**YOUR TASK**
The lines to extract run from the start of the records through the line with "(titleC) at (372,553)", both ends included; drop the pictures.

Rows from a dataset of charts and code:

______________________________

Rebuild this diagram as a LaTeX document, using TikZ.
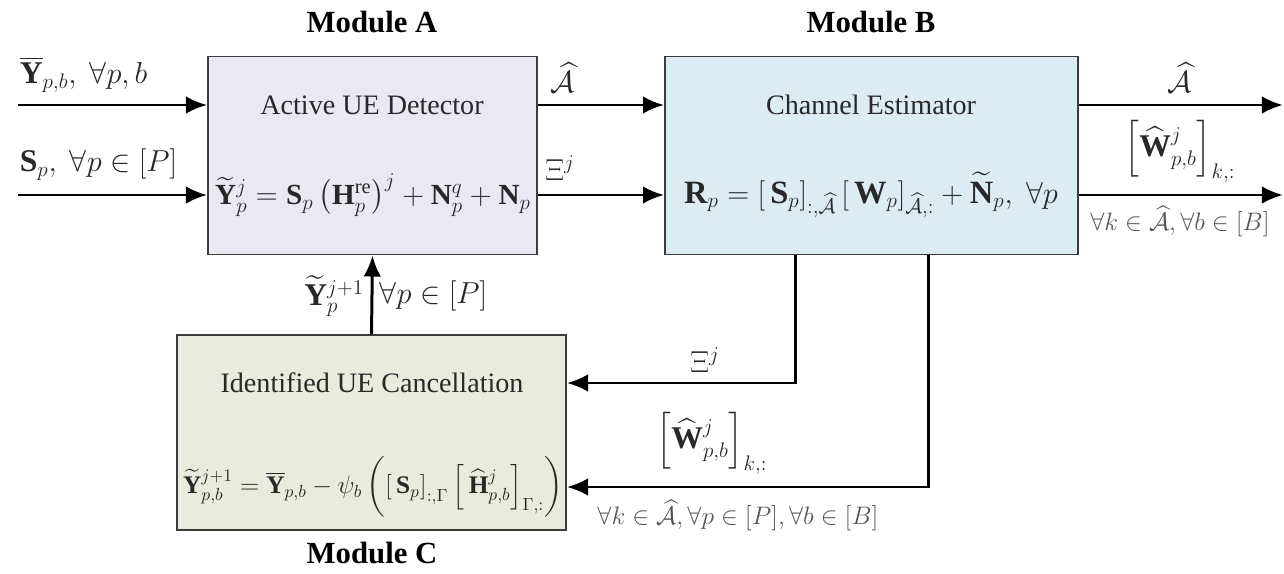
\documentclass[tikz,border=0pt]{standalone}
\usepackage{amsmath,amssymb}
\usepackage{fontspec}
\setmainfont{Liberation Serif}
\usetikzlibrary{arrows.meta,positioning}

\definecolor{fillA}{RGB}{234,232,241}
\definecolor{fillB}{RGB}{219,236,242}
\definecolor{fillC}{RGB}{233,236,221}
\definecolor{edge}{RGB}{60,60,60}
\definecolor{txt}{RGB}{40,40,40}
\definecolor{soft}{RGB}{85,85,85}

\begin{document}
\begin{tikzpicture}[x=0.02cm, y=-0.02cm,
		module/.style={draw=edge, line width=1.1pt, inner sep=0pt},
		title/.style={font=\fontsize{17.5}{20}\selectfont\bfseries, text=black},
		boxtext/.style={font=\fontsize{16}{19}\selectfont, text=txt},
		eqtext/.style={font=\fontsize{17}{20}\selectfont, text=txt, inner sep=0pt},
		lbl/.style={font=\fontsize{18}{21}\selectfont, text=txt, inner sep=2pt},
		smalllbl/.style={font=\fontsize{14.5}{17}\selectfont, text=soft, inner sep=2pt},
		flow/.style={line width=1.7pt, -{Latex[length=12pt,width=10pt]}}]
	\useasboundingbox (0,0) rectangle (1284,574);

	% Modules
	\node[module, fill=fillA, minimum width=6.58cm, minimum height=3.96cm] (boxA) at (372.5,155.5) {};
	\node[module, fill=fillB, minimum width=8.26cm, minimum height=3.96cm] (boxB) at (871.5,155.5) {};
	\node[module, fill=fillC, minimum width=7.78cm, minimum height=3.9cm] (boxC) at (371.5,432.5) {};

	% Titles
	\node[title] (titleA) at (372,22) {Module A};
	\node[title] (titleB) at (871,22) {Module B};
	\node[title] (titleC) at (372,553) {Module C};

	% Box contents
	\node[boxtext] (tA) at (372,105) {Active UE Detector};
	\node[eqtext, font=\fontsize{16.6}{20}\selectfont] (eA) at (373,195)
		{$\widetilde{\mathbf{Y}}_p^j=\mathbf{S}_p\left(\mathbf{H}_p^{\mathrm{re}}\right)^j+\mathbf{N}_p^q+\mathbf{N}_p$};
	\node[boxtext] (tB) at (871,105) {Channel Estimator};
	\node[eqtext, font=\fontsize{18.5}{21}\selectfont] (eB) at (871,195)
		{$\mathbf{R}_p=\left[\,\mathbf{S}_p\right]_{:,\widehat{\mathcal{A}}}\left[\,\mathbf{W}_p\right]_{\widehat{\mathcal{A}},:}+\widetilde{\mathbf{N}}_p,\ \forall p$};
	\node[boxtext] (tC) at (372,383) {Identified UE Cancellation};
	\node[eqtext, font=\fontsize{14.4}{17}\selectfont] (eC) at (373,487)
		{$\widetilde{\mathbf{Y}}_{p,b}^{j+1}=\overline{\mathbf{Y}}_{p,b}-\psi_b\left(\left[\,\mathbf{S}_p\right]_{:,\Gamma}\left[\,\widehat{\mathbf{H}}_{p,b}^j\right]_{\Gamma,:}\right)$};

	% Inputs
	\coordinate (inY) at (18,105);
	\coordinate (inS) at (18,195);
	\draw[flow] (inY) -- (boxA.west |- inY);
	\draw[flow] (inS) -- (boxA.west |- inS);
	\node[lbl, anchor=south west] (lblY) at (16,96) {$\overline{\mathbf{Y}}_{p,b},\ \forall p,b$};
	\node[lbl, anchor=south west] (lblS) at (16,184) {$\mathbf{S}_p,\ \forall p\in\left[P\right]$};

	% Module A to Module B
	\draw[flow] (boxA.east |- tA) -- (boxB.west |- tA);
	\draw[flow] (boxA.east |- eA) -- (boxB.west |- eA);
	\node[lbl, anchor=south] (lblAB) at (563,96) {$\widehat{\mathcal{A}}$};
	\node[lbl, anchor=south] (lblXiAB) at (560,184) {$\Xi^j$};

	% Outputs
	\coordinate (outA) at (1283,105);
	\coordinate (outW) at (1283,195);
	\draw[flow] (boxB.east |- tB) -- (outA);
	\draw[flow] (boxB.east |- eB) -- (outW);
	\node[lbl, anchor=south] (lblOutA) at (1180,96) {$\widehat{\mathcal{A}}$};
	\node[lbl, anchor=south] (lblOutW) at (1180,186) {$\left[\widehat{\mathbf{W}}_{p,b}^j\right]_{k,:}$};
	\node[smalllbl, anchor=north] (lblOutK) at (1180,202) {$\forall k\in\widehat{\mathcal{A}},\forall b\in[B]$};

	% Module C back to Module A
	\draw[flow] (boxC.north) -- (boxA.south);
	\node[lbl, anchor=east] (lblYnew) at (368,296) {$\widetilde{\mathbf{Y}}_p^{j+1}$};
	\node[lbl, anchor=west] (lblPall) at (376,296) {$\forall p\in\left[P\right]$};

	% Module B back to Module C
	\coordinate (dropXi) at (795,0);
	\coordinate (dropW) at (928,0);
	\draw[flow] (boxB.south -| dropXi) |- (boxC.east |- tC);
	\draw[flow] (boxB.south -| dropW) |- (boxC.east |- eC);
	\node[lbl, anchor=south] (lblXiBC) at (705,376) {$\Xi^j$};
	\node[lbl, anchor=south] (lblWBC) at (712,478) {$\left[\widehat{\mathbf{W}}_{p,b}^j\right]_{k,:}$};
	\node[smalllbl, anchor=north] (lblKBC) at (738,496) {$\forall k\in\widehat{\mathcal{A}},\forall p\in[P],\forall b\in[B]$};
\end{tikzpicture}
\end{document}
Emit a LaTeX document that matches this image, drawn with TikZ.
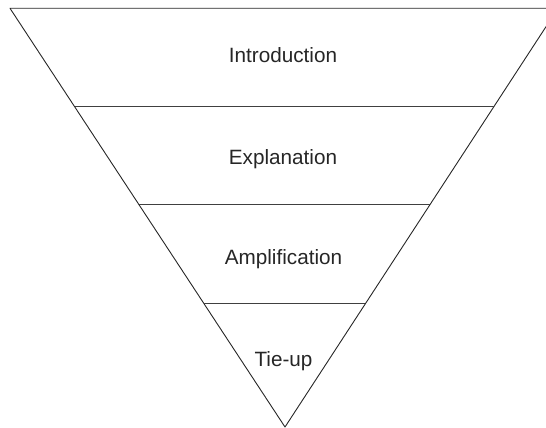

______________________________

**OUTPUT FOR THIS EXERCISE**
Rebuild this diagram as a LaTeX document, using TikZ.
\documentclass[tikz,border=0pt]{standalone}
\usepackage{amsmath,amssymb}
\usepackage{fontspec}
\setmainfont{Liberation Serif}
\usetikzlibrary{arrows.meta,positioning}

\definecolor{fillA}{RGB}{234,232,241}
\definecolor{fillB}{RGB}{219,236,242}
\definecolor{fillC}{RGB}{233,236,221}
\definecolor{edge}{RGB}{60,60,60}
\definecolor{txt}{RGB}{40,40,40}
\definecolor{soft}{RGB}{85,85,85}

\begin{document}
\begin{tikzpicture}[x=0.02cm, y=-0.02cm,
		module/.style={draw=edge, line width=1.1pt, inner sep=0pt},
		title/.style={font=\fontsize{17.5}{20}\selectfont\bfseries, text=black},
		boxtext/.style={font=\fontsize{16}{19}\selectfont, text=txt},
		eqtext/.style={font=\fontsize{17}{20}\selectfont, text=txt, inner sep=0pt},
		lbl/.style={font=\fontsize{18}{21}\selectfont, text=txt, inner sep=2pt},
		smalllbl/.style={font=\fontsize{14.5}{17}\selectfont, text=soft, inner sep=2pt},
		flow/.style={line width=1.7pt, -{Latex[length=12pt,width=10pt]}}]
	\useasboundingbox (0,0) rectangle (1284,574);

	% Modules
	\node[module, fill=fillA, minimum width=6.58cm, minimum height=3.96cm] (boxA) at (372.5,155.5) {};
	\node[module, fill=fillB, minimum width=8.26cm, minimum height=3.96cm] (boxB) at (871.5,155.5) {};
	\node[module, fill=fillC, minimum width=7.78cm, minimum height=3.9cm] (boxC) at (371.5,432.5) {};

	% Titles
	\node[title] (titleA) at (372,22) {Module A};
	\node[title] (titleB) at (871,22) {Module B};
	\node[title] (titleC) at (372,553) {Module C};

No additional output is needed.